▶ _WRITTEN PROBLEM_: Track down the lines that contain "with" and copy them.

▶ _PROVIDED RECORDS_:
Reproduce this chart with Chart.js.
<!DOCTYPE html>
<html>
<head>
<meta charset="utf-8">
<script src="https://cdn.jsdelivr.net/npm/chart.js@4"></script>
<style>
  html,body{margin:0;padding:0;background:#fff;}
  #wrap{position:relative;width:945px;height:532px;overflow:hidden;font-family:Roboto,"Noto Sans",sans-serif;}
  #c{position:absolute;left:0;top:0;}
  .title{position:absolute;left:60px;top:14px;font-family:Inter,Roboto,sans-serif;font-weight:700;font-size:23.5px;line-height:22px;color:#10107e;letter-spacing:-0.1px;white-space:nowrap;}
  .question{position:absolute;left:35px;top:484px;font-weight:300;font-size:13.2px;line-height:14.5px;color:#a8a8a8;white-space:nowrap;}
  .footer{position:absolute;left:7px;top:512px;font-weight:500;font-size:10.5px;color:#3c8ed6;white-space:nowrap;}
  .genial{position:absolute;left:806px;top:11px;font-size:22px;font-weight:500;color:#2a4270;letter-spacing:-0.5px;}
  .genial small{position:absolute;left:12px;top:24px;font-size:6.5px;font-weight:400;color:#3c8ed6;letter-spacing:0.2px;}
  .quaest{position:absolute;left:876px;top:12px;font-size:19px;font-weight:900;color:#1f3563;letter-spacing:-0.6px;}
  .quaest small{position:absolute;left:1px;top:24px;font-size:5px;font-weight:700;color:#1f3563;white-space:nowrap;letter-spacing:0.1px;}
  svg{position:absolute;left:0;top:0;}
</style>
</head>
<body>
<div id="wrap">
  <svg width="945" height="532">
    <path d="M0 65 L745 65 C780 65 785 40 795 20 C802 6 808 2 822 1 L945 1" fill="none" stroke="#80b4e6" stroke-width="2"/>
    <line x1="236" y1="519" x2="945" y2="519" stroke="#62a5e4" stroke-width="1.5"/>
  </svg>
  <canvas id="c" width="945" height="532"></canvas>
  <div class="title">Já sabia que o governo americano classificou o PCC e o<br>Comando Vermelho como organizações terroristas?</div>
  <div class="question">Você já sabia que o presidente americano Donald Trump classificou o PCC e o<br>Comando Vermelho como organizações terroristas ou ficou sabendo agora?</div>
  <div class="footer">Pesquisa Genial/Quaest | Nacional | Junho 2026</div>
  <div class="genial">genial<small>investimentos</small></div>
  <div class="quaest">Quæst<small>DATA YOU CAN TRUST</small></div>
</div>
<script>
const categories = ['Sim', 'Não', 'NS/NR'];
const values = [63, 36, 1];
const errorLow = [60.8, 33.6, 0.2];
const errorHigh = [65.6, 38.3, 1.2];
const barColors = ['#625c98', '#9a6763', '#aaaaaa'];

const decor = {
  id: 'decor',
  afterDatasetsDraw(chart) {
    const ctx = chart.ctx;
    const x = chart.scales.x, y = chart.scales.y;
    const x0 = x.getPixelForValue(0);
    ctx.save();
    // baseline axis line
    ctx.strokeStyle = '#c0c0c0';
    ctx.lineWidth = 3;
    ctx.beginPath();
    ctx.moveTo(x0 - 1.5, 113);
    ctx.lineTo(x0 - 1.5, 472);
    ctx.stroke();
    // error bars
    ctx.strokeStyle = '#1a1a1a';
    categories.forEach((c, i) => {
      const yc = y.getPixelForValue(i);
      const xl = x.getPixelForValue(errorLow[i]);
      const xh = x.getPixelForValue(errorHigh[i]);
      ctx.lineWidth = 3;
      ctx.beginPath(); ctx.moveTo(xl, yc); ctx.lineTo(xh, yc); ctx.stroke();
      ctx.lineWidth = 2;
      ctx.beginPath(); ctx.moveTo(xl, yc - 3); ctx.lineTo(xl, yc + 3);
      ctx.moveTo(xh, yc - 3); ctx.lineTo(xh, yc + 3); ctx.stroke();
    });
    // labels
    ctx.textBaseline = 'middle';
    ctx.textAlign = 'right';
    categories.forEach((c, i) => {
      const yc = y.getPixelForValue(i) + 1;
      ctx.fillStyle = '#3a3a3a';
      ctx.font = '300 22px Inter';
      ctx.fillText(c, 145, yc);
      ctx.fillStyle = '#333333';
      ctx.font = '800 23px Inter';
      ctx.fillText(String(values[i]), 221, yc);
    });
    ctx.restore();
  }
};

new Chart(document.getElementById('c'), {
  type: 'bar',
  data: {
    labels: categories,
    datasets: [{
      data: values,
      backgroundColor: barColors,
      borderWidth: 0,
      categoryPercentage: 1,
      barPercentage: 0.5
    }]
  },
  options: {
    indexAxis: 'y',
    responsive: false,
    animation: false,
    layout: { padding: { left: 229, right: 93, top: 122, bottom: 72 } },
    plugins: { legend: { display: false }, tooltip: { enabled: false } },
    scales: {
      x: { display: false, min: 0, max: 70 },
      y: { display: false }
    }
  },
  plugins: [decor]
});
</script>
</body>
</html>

---

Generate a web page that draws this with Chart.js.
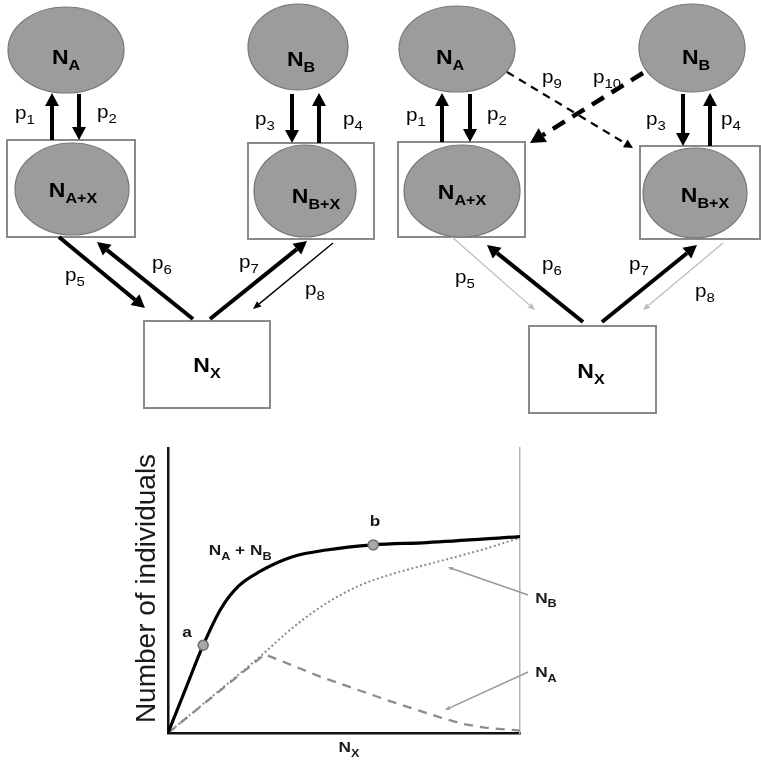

...

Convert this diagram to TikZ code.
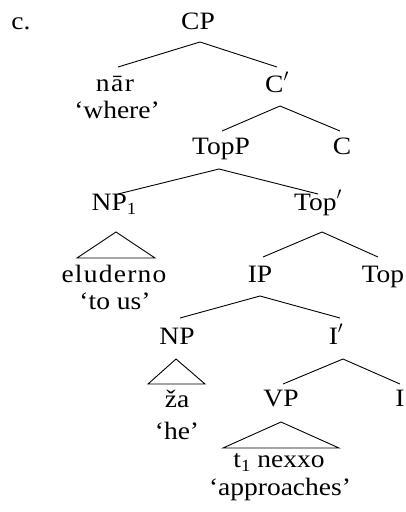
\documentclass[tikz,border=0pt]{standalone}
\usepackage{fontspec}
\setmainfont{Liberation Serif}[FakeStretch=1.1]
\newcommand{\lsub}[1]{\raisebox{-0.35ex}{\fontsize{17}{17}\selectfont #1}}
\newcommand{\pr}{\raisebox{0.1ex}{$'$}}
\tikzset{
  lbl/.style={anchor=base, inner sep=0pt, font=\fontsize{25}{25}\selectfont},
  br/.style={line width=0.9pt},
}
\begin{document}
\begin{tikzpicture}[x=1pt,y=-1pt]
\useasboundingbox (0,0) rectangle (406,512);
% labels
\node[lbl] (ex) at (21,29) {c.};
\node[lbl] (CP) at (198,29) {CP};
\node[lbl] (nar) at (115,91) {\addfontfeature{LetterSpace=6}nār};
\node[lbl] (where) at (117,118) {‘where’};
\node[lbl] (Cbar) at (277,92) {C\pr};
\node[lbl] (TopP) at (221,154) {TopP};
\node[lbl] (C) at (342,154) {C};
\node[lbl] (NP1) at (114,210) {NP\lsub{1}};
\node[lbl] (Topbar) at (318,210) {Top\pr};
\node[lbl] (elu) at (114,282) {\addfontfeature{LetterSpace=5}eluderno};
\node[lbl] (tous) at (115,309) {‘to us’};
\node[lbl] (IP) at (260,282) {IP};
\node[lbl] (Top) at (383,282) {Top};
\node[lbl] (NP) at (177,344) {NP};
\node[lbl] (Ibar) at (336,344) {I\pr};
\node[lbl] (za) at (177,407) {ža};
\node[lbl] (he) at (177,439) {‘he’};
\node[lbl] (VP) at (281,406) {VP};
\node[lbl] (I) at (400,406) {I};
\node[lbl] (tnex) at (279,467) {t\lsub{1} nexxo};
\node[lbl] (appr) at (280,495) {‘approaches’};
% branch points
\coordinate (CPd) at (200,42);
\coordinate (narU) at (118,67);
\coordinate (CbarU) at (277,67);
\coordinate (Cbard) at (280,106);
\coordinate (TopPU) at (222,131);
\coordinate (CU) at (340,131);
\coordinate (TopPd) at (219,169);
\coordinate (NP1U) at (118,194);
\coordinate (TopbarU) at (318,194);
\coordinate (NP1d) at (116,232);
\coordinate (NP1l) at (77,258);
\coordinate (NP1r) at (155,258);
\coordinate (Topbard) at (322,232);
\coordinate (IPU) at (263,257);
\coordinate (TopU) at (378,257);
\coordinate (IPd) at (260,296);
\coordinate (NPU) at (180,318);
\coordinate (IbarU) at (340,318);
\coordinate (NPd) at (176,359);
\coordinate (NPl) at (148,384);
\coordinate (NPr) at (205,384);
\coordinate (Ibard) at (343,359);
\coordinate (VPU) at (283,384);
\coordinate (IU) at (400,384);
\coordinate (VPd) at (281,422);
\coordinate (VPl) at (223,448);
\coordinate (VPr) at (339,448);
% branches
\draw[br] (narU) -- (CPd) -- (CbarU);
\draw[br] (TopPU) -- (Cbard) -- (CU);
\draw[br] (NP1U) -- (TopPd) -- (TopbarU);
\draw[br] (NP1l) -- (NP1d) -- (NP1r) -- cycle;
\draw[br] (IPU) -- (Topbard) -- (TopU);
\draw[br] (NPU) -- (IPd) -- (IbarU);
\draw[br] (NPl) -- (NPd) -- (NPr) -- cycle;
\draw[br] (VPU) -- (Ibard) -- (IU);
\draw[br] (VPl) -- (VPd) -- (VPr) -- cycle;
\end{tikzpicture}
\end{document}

▶ _WORKED SOLUTION_:
Reproduce this chart with Chart.js.
Generate a web page that draws this with Chart.js.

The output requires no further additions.